Ann Telnaes: “This is a clear case of a cartoon syndicate trying to maximize profits by offering the same artwork but changing a few words to address both ideological sides of an issue. An editorial cartoon is supposed to have a clear point of view.”
UPDATE: Daryl Cagle sends this response:
I think that as our profession has fallen on hard times, and I am perceived to be successful while other editorial cartoonists suffer, that some troubled editorial cartoonists look for any opportunity to bash the evil, cartoonist businessman. I suppose that is to be expected.
You can see my explanation in real time as I posted the cartoons on my Facebook page.
I got such a strong reaction from readers against the first version of the cartoon, with many well reasoned arguments, that I changed my mind – something that doesn’t happen much in this profession. So I posted a revised version of the cartoon. I learned that Tsarnaev was given his Miranda rights shortly before I posted the revised cartoon, so I doubt that the second cartoon got much ink.
The accusation by cartoonists that I posted two versions for marketing purposes, to get the cartoon reprinted by both conservative and liberal papers, is just silly. Some cartoonists are describing this is an insidious, ongoing business plan.
I’ve changed my mind before, not often, and usually over a longer period of time, but I won’t go back into the archive to delete the old cartoons. I posted them, I should live with my history. So both cartoons are up. My old cartoons supporting the run up to war in Iraq are still posted too – I’m more embarrassed by those.

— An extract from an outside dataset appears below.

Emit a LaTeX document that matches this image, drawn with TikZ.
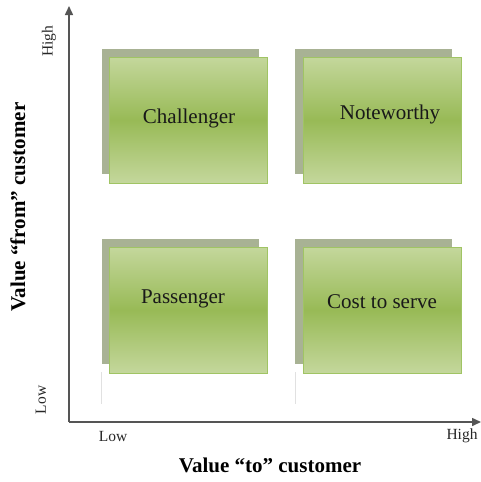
\documentclass[tikz,border=0pt]{standalone}
\usepackage{fontspec}
\setmainfont{Liberation Serif}
\usetikzlibrary{arrows.meta}

\definecolor{shadowgray}{RGB}{168,178,148}
\definecolor{paleleaf}{RGB}{196,215,156}
\definecolor{leaf}{RGB}{152,186,86}
\definecolor{leafedge}{RGB}{160,196,100}
\definecolor{axisgray}{RGB}{85,85,85}
\definecolor{tracegray}{RGB}{225,225,225}

\tikzset{
  backplate/.style={fill=shadowgray, draw=none, minimum width=157pt, minimum height=125pt, inner sep=0pt},
  frontplate/.style={draw=leafedge, line width=0.8pt, top color=paleleaf, bottom color=paleleaf, middle color=leaf,
                     minimum width=158pt, minimum height=126pt, inner sep=0pt},
  celltext/.style={font=\fontsize{21}{24}\selectfont, text=black!90},
  axis/.style={draw=axisgray, line width=1.5pt, -{Triangle[length=9pt,width=8pt]}},
  ticktext/.style={font=\fontsize{15.5}{18}\selectfont, text=black!85},
  axistitle/.style={font=\fontsize{21}{24}\selectfont\bfseries},
  trace/.style={draw=tracegray, line width=1pt}
}

\begin{document}
\begin{tikzpicture}[x=1pt,y=-1pt]
  \useasboundingbox (0,0) rectangle (480,482);

  % back plates
  \node[backplate] (bTL) at (180.5,111) {};
  \node[backplate] (bTR) at (373.5,111) {};
  \node[backplate] (bBL) at (180.5,301) {};
  \node[backplate] (bBR) at (373.5,301) {};

  % faint traces under the lower back plates
  \coordinate (tL1) at (101.5,372);
  \coordinate (tL2) at (101.5,404);
  \coordinate (tR1) at (295.5,372);
  \coordinate (tR2) at (295.5,404);
  \draw[trace] (tL1) -- (tL2);
  \draw[trace] (tR1) -- (tR2);

  % front plates
  \node[frontplate] (fTL) at (188.5,120) {};
  \node[frontplate] (fTR) at (382,120) {};
  \node[frontplate] (fBL) at (188.5,310) {};
  \node[frontplate] (fBR) at (382,310) {};

  % quadrant names
  \node[celltext] (tChallenger) at (189,118) {Challenger};
  \node[celltext] (tNoteworthy) at (390,114) {Noteworthy};
  \node[celltext] (tPassenger) at (183,299) {Passenger};
  \node[celltext] (tCost) at (382,302) {Cost to serve};

  % axes
  \coordinate (origin) at (69,422);
  \coordinate (ytop) at (69,6);
  \coordinate (xend) at (481,422);
  \draw[axis] (origin) -- (ytop);
  \draw[axis] (origin) -- (xend);

  % scale ends
  \node[ticktext, rotate=90] (yHigh) at (49,41) {High};
  \node[ticktext, rotate=90] (yLow) at (41,400) {Low};
  \node[ticktext] (xLow) at (113,436) {Low};
  \node[ticktext] (xHigh) at (462,436) {High};

  % axis titles
  \node[axistitle, rotate=90] (yTitle) at (18,207) {Value “from” customer};
  \node[axistitle] (xTitle) at (270,465) {Value “to” customer};
\end{tikzpicture}
\end{document}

I remember when the Miranda decision came down in the 1960’s, on a 5-4 vote. It was controversial for a long time; the only area of the law where “ignorance of the law is no excuse” didn’t hold true. I got a large enough sampling of e-mails in response to the cartoon (and you can see from the Facebook comments as well) that I realized the Miranda decision no longer seems to be controversial – it has become a part of our national fabric. Most of the responses conflate reading the Miranda warning to the suspect with the suspect’s overall civil rights; I’ve come to the conclusion that this is a good thing.